Boeing moving its production to the virtual reality realm

According to Boeing’s chief engineer, Greg Hyslop, American airspace giant will be moving its production to the virtual reality realm within next two years.

Boeing’s “factory of the future” will include immersive 3D engineering designs, interactive robots and mechanics scattered worldwide but linked by HoloLens headsets.

Boeing will build and link virtual 3D “digital twin” replicas of its new aircraft and the production system in order to run simulations.

A “digital thread” will incorporate all information about the aircraft from the start, including airline requirements, parts specifications and certification documents. Boeing plans to invest $15 billion into its production evolution.

“It’s about strengthening engineering. We are talking about changing the way we work across the entire company,” Hyslop said.

According to chief engineer, over 70% of quality issues at Boeing can be traced back to design issues and dumping aging paper-based practices could be the basis of positive change.

“You will get speed, you will get improved quality, better communication, and better responsiveness when issues occur,” Hyslop said.

Boeing expects a new aircraft based on the renovated production approach to hit the market in four to five years.

“When the quality from the supply base is better, when the airplane build goes together more smoothly, when you minimize rework, the financial performance will follow from that,” the engineer added.

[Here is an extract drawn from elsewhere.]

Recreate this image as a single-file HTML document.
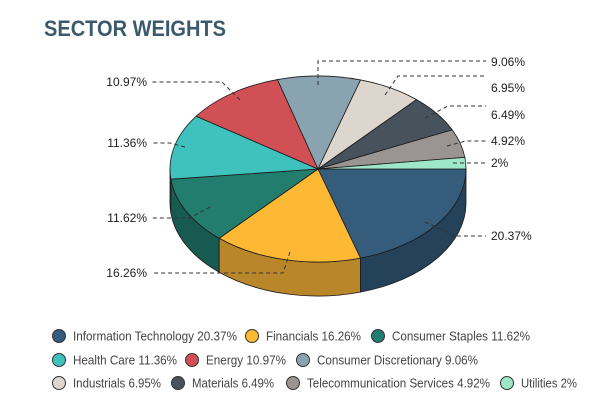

Although some critics are suspicious about Boeing’s potential digital revolution, insiders say it is high time for the company to step up efforts to improve quality and safety after its recent misfortunes.

Earlier this month, the aircraft manufacturer appeared to have recovered its major markets after the 737 MAX crisis, which saw the company’s most popular plane universally banned from taking to the skies after two deadly accidents in late 2018 and early 2019. In a big win for the company, China cleared Boeing 737 MAX planes to return to flying, with technical upgrades. The EU did the same earlier this year, while the US, Brazil, Panama and Mexico greenlighted the aircraft in late 2020.

Yet, amid the crisis, many airlines switched to aircraft from Boeing’s major rival Airbus, with some still uneager to welcome Boeing back. Most recently, Australian national airline Qantas Airways picked Airbus as its preferred supplier to replace its domestic – largely Boeing – fleet.